Scripture: Week 1
Order, Disorder, Reorder
Tuesday, February 23, 2016
The Bible reveals the development of human consciousness and human readiness for a Divine Love Affair. The differences between earlier and later Scriptures clearly show an evolution of human capacity, comprehension, and depth of experience. Jesus, for me, represents the mature image of what God is doing in history. In Israel’s growth as a people we see the pattern of what happens to every individual and to every community that sets out on the journey of faith. Israel is the “womb of the Incarnation,” for it is in their history that the whole drama is set in motion. Jesus fully grows up inside that womb. And we must grow up too. Little by little, human consciousness is prepared to see how God loves and liberates us. But we will face plenty of resistance, revealed in the constant hostility to Jesus even and most especially from religious people, ending in the very “killing of God.”
There are many models of human and spiritual development. We could describe three stages as Simple Consciousness, Complex Consciousness (both “fight and flight”), and Non-Dual Consciousness (“the unitive way” or “third way”). More recently, I have been calling the developmental stages Order > Disorder > Reorder. In short, I see this pattern in the Bible and in human lives:
- Order: We begin with almost entirely tribal thinking, mirroring the individual journey, which starts with an egocentric need for “order” and “self.” Only gradually do we move toward inclusive love.
- Disorder: We slowly recognize the invitation to a “face to face” love affair through the biblical dialogue of election, failure, sin, and grace, which matures the soul. This is where we need wisdom teachers to guide us through our “disorder.”
- Reorder: Among a symbolic few, there is a breakthrough to unitive consciousness (for example, figures like Abraham and Sarah, Moses, David, the Psalmists, many of the prophets, Job, Mary, Mary Magdalene, Jesus, and Paul). This is also what some call enlightenment or salvation.
Conservatives normally get trapped in the first stage, progressives are trapped in the second, and only a minority of either group seem to get to the third. The last stage is considered dangerous to people in the first stage, and rather unknown and invisible to people in the second stage. If you are not trained in a trust of both love and mystery, and also some ability to hold anxiety and paradox, all of which allow the divine entry into the soul, you will not proceed very far on the spiritual journey. In fact, you will often run back to stage one when the going gets rough in stage two. The great weakness of much Western spirituality is that there is little understanding of the necessity of darkness and “not knowing” (which is the transformative alchemy of faith). This is what keeps so much religion at stage one.

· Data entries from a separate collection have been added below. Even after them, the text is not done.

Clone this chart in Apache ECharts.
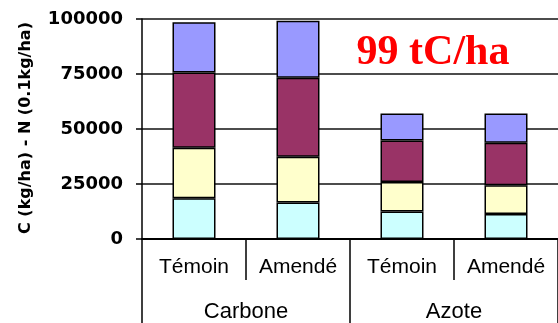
<!DOCTYPE html>
<html><head><meta charset="utf-8">
<script src="https://cdn.jsdelivr.net/npm/echarts@6/dist/echarts.min.js"></script>
<style>html,body{margin:0;padding:0;background:#fff}#c{width:558px;height:323px}</style>
</head><body><div id="c"></div>
<script>
const treatments = ['Témoin','Amendé','Témoin','Amendé'];
const groups = ['Carbone','Azote'];
const layer1 = [18500, 16600, 12500, 11400];
const layer2 = [23000, 20800, 13400, 13000];
const layer3 = [34200, 35900, 18900, 19300];
const layer4 = [22800, 25900, 12200, 13300];
const yTicks = [0, 25000, 50000, 75000, 100000];
const colors = ['#CCFFFF','#FFFFCC','#993366','#9999FF'];
const yTitle = 'C (kg/ha) - N (0.1kg/ha)';
const note = '99 tC/ha';

const chart = echarts.init(document.getElementById('c'));
const layers = [layer1, layer2, layer3, layer4];
chart.setOption({
  animation:false,
  grid:{left:142, top:19, width:420, height:221},
  xAxis:[{
    type:'category', data:treatments, position:'bottom',
    axisLine:{lineStyle:{color:'#000', width:2}},
    axisTick:{show:true, interval:0, length:41, lineStyle:{color:'#000', width:1.5}},
    axisLabel:{interval:0, margin:18, color:'#000', fontFamily:'Liberation Sans', fontSize:21}
  },{
    type:'category', data:groups, position:'bottom', offset:0,
    axisLine:{show:false},
    axisTick:{show:true, interval:0, length:85, lineStyle:{color:'#000', width:1.5}},
    axisLabel:{interval:0, margin:62, color:'#000', fontFamily:'Liberation Sans', fontSize:22}
  }],
  yAxis:{
    type:'value', min:0, max:100000, interval:25000,
    axisLine:{show:true, lineStyle:{color:'#000', width:1.5}},
    axisTick:{show:true, length:6, lineStyle:{color:'#000', width:1.5}},
    splitLine:{lineStyle:{color:'#111', width:1.5}},
    axisLabel:{margin:19, color:'#000', fontFamily:'DejaVu Sans', fontWeight:'bold', fontSize:18,
      formatter:v=>yTicks.includes(v)?String(v):''}
  },
  series: layers.map((d,i)=>({
    type:'bar', stack:'s', data:d, barWidth:43, xAxisIndex:0,
    itemStyle:{color:colors[i], borderColor:'#000', borderWidth:1.5}
  })),
  graphic:[
    {type:'text', x:26, y:128, rotation:Math.PI/2,
     style:{text:yTitle, align:'center', verticalAlign:'middle', fill:'#000',
       font:'bold 16px "DejaVu Sans"'}},
    {type:'text', x:433, y:53,
     style:{text:note, align:'center', verticalAlign:'middle', fill:'#FF0000',
       font:'bold 42px "Liberation Serif"'}}
  ]
});
</script></body></html>
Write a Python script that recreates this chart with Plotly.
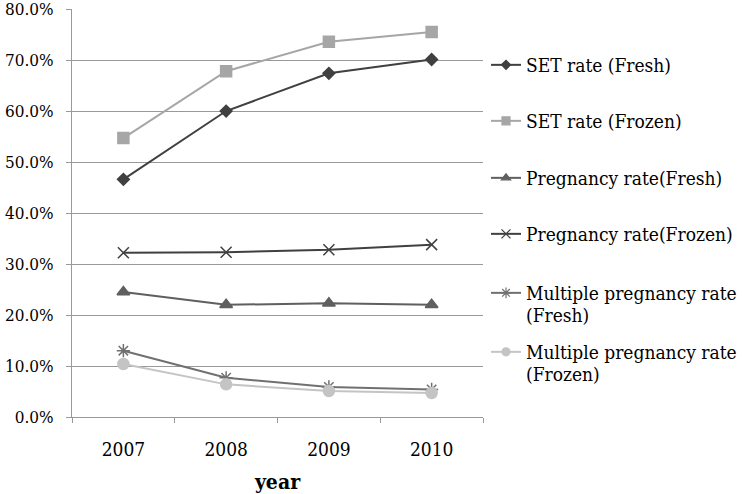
import plotly.graph_objects as go

# data (percent)
years = ["2007", "2008", "2009", "2010"]
set_fresh = [46.6, 60.0, 67.4, 70.1]
set_frozen = [54.7, 67.8, 73.6, 75.5]
preg_fresh = [24.5, 22.0, 22.3, 22.0]
preg_frozen = [32.2, 32.3, 32.8, 33.8]
multi_fresh = [13.0, 7.7, 5.9, 5.4]
multi_frozen = [10.4, 6.4, 5.1, 4.7]

names = ["SET rate (Fresh)", "SET rate (Frozen)", "Pregnancy rate(Fresh)",
         "Pregnancy rate(Frozen)", "Multiple pregnancy rate",
         "Multiple pregnancy rate"]
second_lines = ["", "", "", "", "(Fresh)", "(Frozen)"]
series = [set_fresh, set_frozen, preg_fresh, preg_frozen, multi_fresh, multi_frozen]
colors = ["#404040", "#a6a6a6", "#5f5f5f", "#404040", "#707070", "#c4c4c4"]
symbols = ["diamond", "square", "triangle-up", "x-thin-open", "asterisk-open", "circle"]
sizes = [9, 11, 11, 11, 11, 11]
legend_sizes = [7, 8, 8, 9, 9, 8]

FONT = "DejaVu Serif Condensed"
# plot area in pixels
L, R, T, B = 72, 483, 9, 417
W, H = 742, 494
legend_y_px = [65, 121, 178, 234, 293, 352]


def px_x(x):
    return (x - L) / (R - L)


def px_y(y):
    return (B - y) / (B - T)


fig = go.Figure()
for i in range(len(series)):
    leg = "legend" if i == 0 else "legend%d" % (i + 1)
    fig.add_trace(go.Scatter(
        x=years, y=[v / 100 for v in series[i]],
        name=names[i], showlegend=False,
        mode="lines+markers",
        line=dict(color=colors[i], width=2),
        marker=dict(symbol=symbols[i], size=sizes[i], color=colors[i],
                    line=dict(color=colors[i], width=1.5)),
    ))
    # legend entry with smaller marker, as in the original
    fig.add_trace(go.Scatter(
        x=[None], y=[None], name=names[i], legend=leg, showlegend=True,
        mode="lines+markers",
        line=dict(color=colors[i], width=2),
        marker=dict(symbol=symbols[i], size=legend_sizes[i], color=colors[i],
                    line=dict(color=colors[i], width=1.2)),
    ))
    fig.update_layout({leg: dict(
        x=px_x(486), xanchor="left", y=px_y(legend_y_px[i]), yanchor="middle",
        font=dict(family=FONT, size=19, color="black"),
        bgcolor="rgba(0,0,0,0)",
    )})
    if second_lines[i]:
        fig.add_annotation(
            text=second_lines[i], xref="paper", yref="paper",
            x=px_x(524), y=px_y(legend_y_px[i] + 22),
            xanchor="left", yanchor="middle", showarrow=False,
            font=dict(family=FONT, size=19, color="black"),
        )

fig.update_layout(
    width=W, height=H, showlegend=True,
    margin=dict(l=L, r=W - R, t=T, b=H - B, autoexpand=False),
    paper_bgcolor="white", plot_bgcolor="white",
    font=dict(family=FONT, size=18, color="black"),
)
fig.update_xaxes(
    type="category", tickson="boundaries", ticks="outside", ticklen=5,
    tickcolor="#999", showline=True, linecolor="#999", linewidth=1,
    showgrid=False, tickfont=dict(size=19), ticklabelstandoff=15,
    automargin=False, range=[-0.5, 3.5],
    title=dict(text="<b>year</b>", font=dict(size=21), standoff=18),
)
fig.update_yaxes(
    range=[0, 0.8001], dtick=0.1, tickformat=".1%", ticks="outside", ticklen=5,
    tickcolor="#999", showline=True, linecolor="#999", linewidth=1,
    showgrid=True, gridcolor="#999", gridwidth=1, zeroline=False,
    tickfont=dict(size=17), ticklabelstandoff=9, automargin=False,
    ticklabeloverflow="allow",
)

fig.write_html("out.html", config={"displayModeBar": False},
               post_script="document.body.style.margin='0';")
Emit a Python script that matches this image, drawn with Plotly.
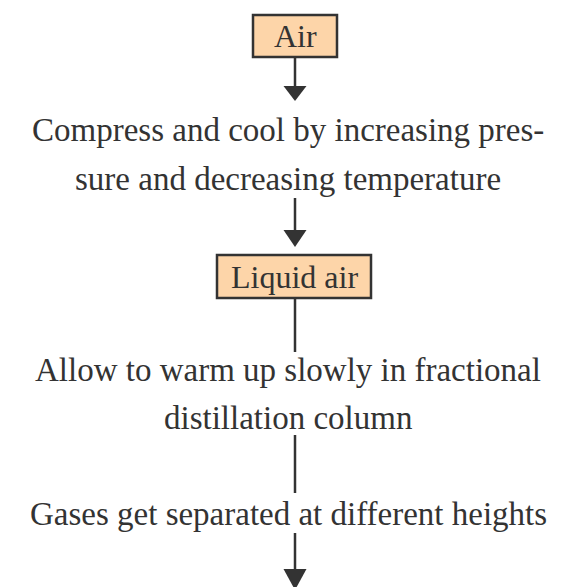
import plotly.graph_objects as go

# ---- data (text content of the flowchart) ----
box_labels = ["Air", "Liquid air"]
step_lines = [
    "Compress and cool by increasing pres-",
    "sure and decreasing temperature",
    "Allow to warm up slowly in fractional",
    "distillation column",
    "Gases get separated at different heights",
]

# ---- layout constants ----
W, H = 561, 587
CX = 295
FONT = "Liberation Serif, Times New Roman, serif"
INK = "#333333"
FILL = "#FDD5A9"

box_geom = [(253, 337, 15, 57), (217, 371, 255, 298)]
step_y = [130, 179, 370, 418, 514]
stems = [(57, 86), (198, 230), (298, 352), (435, 493), (533, 569)]
heads = [(86, 101), (230, 247), (569, 590)]

fig = go.Figure()
fig.add_trace(go.Scatter(x=[0, W], y=[0, H], mode="markers",
                         marker=dict(opacity=0), hoverinfo="skip", showlegend=False))

shapes = []
for (x0, x1, y0, y1) in box_geom:
    shapes.append(dict(type="rect", x0=x0, x1=x1, y0=y0, y1=y1,
                       fillcolor=FILL, line=dict(color=INK, width=2.5), layer="below"))
for (y0, y1) in stems:
    shapes.append(dict(type="line", x0=CX, x1=CX, y0=y0, y1=y1,
                       line=dict(color=INK, width=2.5)))
for (y0, y1) in heads:
    shapes.append(dict(type="path",
                       path=f"M {CX-11.5} {y0} L {CX+11.5} {y0} L {CX} {y1} Z",
                       fillcolor=INK, line=dict(color=INK, width=0)))

annotations = []
for (x0, x1, y0, y1), lab in zip(box_geom, box_labels):
    annotations.append(dict(x=(x0 + x1) / 2, y=(y0 + y1) / 2, text=lab, showarrow=False,
                            xanchor="center", yanchor="middle",
                            font=dict(family=FONT, size=32, color=INK)))
for y, t in zip(step_y, step_lines):
    annotations.append(dict(x=288, y=y, text=t, showarrow=False,
                            xanchor="center", yanchor="middle",
                            font=dict(family=FONT, size=33, color=INK)))

fig.update_layout(
    width=W, height=H, margin=dict(l=0, r=0, t=0, b=0),
    paper_bgcolor="white", plot_bgcolor="white",
    xaxis=dict(range=[0, W], visible=False, fixedrange=True),
    yaxis=dict(range=[H, 0], visible=False, fixedrange=True),
    shapes=shapes, annotations=annotations, showlegend=False,
)
fig.write_html("out.html", config={"displayModeBar": False},
               post_script="document.body.style.margin='0';document.body.style.overflow='hidden';")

Thus the biblical tradition, and Jesus in particular, praises faith even more often than love. Why? Because faith is that patience with mystery that allows you to negotiate the stages of life and move toward non-egocentric love. As both John of the Cross and Gerald May point out in their own descriptions of “the dark night of the soul,” God teaches the soul most profoundly through darkness—and not just light! We only need enough light to be able to trust the darkness. Trials and darkness teach us how to trust in a very practical way that a good God is guiding us. I don’t need to be perfectly certain before I take the next step. Now I can trust that even my mistakes will be used in my favor, if I allow them to be. This is a wonderful way to grow in human love too, by the way. Darkness, mistakes, and trials are the supreme teachers. Success really teaches you nothing; it just feels good.
Love is the source and goal, faith is the slow process of getting there, and hope is the willingness to move forward without resolution and closure. And these are indeed, “the three things that last” (1 Corinthians 13:13). People who have these gifts—faith, hope, and love—are indestructible.
Gateway to Silence:
Astonish me with your love.
Reference:
Adapted from Richard Rohr, Things Hidden: Scripture as Spirituality (Franciscan Media: 2008), 54-55.